YANN KEBBI

 C’mon C’mon

Exposition du 16 septembre au 15 octobre 2022
Vernissage en présence de l’artiste le jeudi 15 septembre à partir de 18h30
Séance de dédicace le samedi 17 septembre à partir de 15h

Un cinéaste américain – Mike Mills – sollicite un artiste français – Yann Kebbi – pour dessiner le tournage et le contexte de son film, C’mon C’mon. L’artiste a carte blanche : il lui suffira d’être lui-même, point. Au fil des villes et des séquences, Kebbi va saisir ces ambiances américaines qu’il aime et sait rendre de façon magique, mais dans un contexte dont il ignore tout, la fabrication d’un film. Fouetté par la situation, sans se départir de son style acéré, il accumule en trois semaines plus de 300 dessins. Une centaine a été réunie dans un ouvrage, C’mon C’mon – Drawings from the Set, mais la Galerie Martel va en présenter à partir du 15 septembre une plus vaste sélection, puisée dans la totalité de ce travail. Voici la genèse d’une oeuvre sur le motif. 

Johnny (Joaquin Phoenix), est journaliste radio. Il court les USA pour interviewer des enfants. Il est éloigné de sa soeur Viv (Gaby Hoffmann) depuis la mort de leur mère. Mais lorsque Viv doit s’absenter précipitamment, Johnny propose de veiller sur Jesse (Woody Norman), son fils de neuf ans. Au long d’un périple qui les mènera de New York à la Nouvelle Orléans, l’oncle et le neveu forgeront un lien fort. Tel est le pitch de C’mon C’mon (Nos âmes d’enfants), écrit et réalisé par Mike Mills. Une oeuvre sensible, une espèce d’Alice dans les villes de Wim Wenders en version vingt-et-unième siècle. Pour Yann Kebbi, le tournage de ce film a été l’occasion de réaliser une série de dessins sur le motif où la justesse et le style se fondent parfaitement.
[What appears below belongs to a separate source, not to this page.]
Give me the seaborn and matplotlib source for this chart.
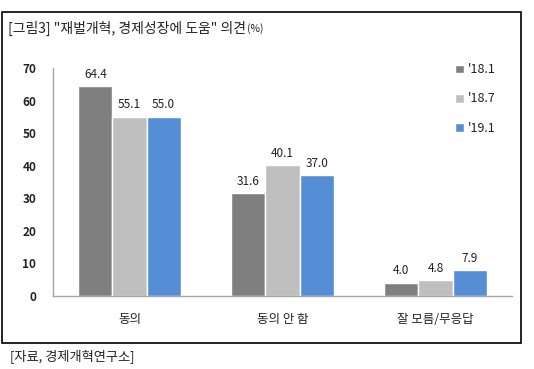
import pandas as pd
import matplotlib.pyplot as plt
import seaborn as sns
from matplotlib.patches import Rectangle

# data
categories = ['동의', '동의 안 함', '잘 모름/무응답']
periods = ["'18.1", "'18.7", "'19.1"]
v_18_1 = [64.4, 31.6, 4.0]
v_18_7 = [55.1, 40.1, 4.8]
v_19_1 = [55.0, 37.0, 7.9]
colors = ['#7f7f7f', '#bfbfbf', '#558ed5']

df = pd.DataFrame({
    'category': categories * 3,
    'period': [periods[0]] * 3 + [periods[1]] * 3 + [periods[2]] * 3,
    'value': v_18_1 + v_18_7 + v_19_1,
})

sns.set_style('white')
plt.rcParams['font.family'] = ['Noto Sans CJK KR', 'DejaVu Sans']

fig = plt.figure(figsize=(5.34, 3.69), dpi=100)
ax = fig.add_axes([53 / 534, 1 - 296 / 369, 459 / 534, 228 / 369])

sns.barplot(data=df, x='category', y='value', hue='period', palette=colors,
            width=0.67, saturation=1, ax=ax, legend=True)

for cont in ax.containers:
    ax.bar_label(cont, fmt='%.1f', padding=4, fontsize=8.5, color='#222222')

ax.set_ylim(0, 70)
ax.set_xlim(-0.5, 2.5)
ax.set_yticks(range(0, 71, 10))
ax.set_xlabel('')
ax.set_ylabel('')
ax.tick_params(axis='y', length=0, labelsize=8.5, pad=12, colors='#222222')
ax.tick_params(axis='x', length=0, labelsize=9, pad=12, colors='#222222')
for lab in ax.get_yticklabels():
    lab.set_fontweight('bold')
for s in ['top', 'right']:
    ax.spines[s].set_visible(False)
for s in ['left', 'bottom']:
    ax.spines[s].set_color('#a6a6a6')
    ax.spines[s].set_linewidth(1)

leg = ax.legend(loc='upper left', bbox_to_anchor=(444 / 534, 1 - 52 / 369),
                bbox_transform=fig.transFigure, frameon=False, fontsize=9,
                handlelength=0.7, handleheight=0.7, handletextpad=0.3,
                labelspacing=1.3)
for t in leg.get_texts():
    t.set_color('#222222')

# outer box, title, source
fig.patches.append(Rectangle((2 / 534, 1 - 343 / 369), 519 / 534, 331 / 369,
                             transform=fig.transFigure, fill=False,
                             edgecolor='black', linewidth=1.2))
title = fig.text(8 / 534, 1 - 28 / 369, '[그림3] "재벌개혁, 경제성장에 도움" 의견',
                 fontsize=10, va='center', color='#222222')
fig.canvas.draw()
bb = title.get_window_extent().transformed(fig.transFigure.inverted())
fig.text(bb.x1 + 1 / 534, 1 - 29 / 369, '(%)', fontsize=7.5, va='center',
         color='#222222')
fig.text(10 / 534, 1 - 356 / 369, '[자료, 경제개혁연구소]', fontsize=9.5,
         va='center', color='#222222')

fig.savefig('out.png', dpi=100)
Comment les chemins du cinéaste américain et de l’artiste français se sont-ils croisés ? « Mike avait découvert mon travail sur le Web», explique Yann Kebbi. « Son idée primitive était de demander à un artiste une douzaine de dessins qui scanderaient les chapitres de son film – comme les cartons au temps du muet. » De mail en mail la relation professionnelle se met en place (« Mike voulait savoir comment je travaillais, quand moi je me demandais s’il examinerait mes dessins au jour le jour ») puis Yann débarque à L.A. un dimanche soir de novembre 2019. Le lundi matin à sept heures, il est sur le plateau – et attaque son travail.

« Mike a été surpris par ma cadence, note Yann. En vingt jours sur le tournage, j’ai dû réaliser 360 dessins ! » Certes, la capacité de production de l’artiste est connue, mais il y a d’autres raisons à cette déferlante : « J’ai découvert que dans le cinéma, tout va très vite. Une scène peut se boucler en une quinzaine de secondes. Alors, je ne devais rien laisser passer. Et puis, je travaille généralement seul. Là, je dessinais au milieu d’une équipe – jusqu’à cinquante personnes dont chacune avait sa fonction précise. Moi, l’élément extérieur, l’agent libre, je devais y faire mon trou. M’incruster, me glisser parfois derrière la caméra, quand beaucoup se demandaient ce que je fabriquais là. Un jour, dans une petite salle de lycée où Joaquin interviewait un gosse, le perchman m’a même demandé de me calmer : le crissement de ma plume perturbait la prise de son… »

Une source de stress ? Oui, mais qui amène l’artiste à se dépasser. Car ce rythme de travail augmente, s’il était possible, son caractère pointu. Voyez ce profil de Joaquin Phoenix, casque sur les oreilles : c’est bien lui, et comme vous ne l’avez jamais vu. « J’effectuais un travail de commande que je pouvais paramétrer en toute liberté. C’était idéal. Je me suis épuisé à la tâche. Les jours de pause, pour me détendre, je partais dessiner des immeubles, des scènes de rue, le contexte du tournage. » Faut-il rappeler que ces États-Unis-là sont une source d’inspiration majeure pour Yann Kebbi, de Howdy à Americanin en passant par Persons of Interest, livre sorti dans la foulée de son C’mon C’mon ?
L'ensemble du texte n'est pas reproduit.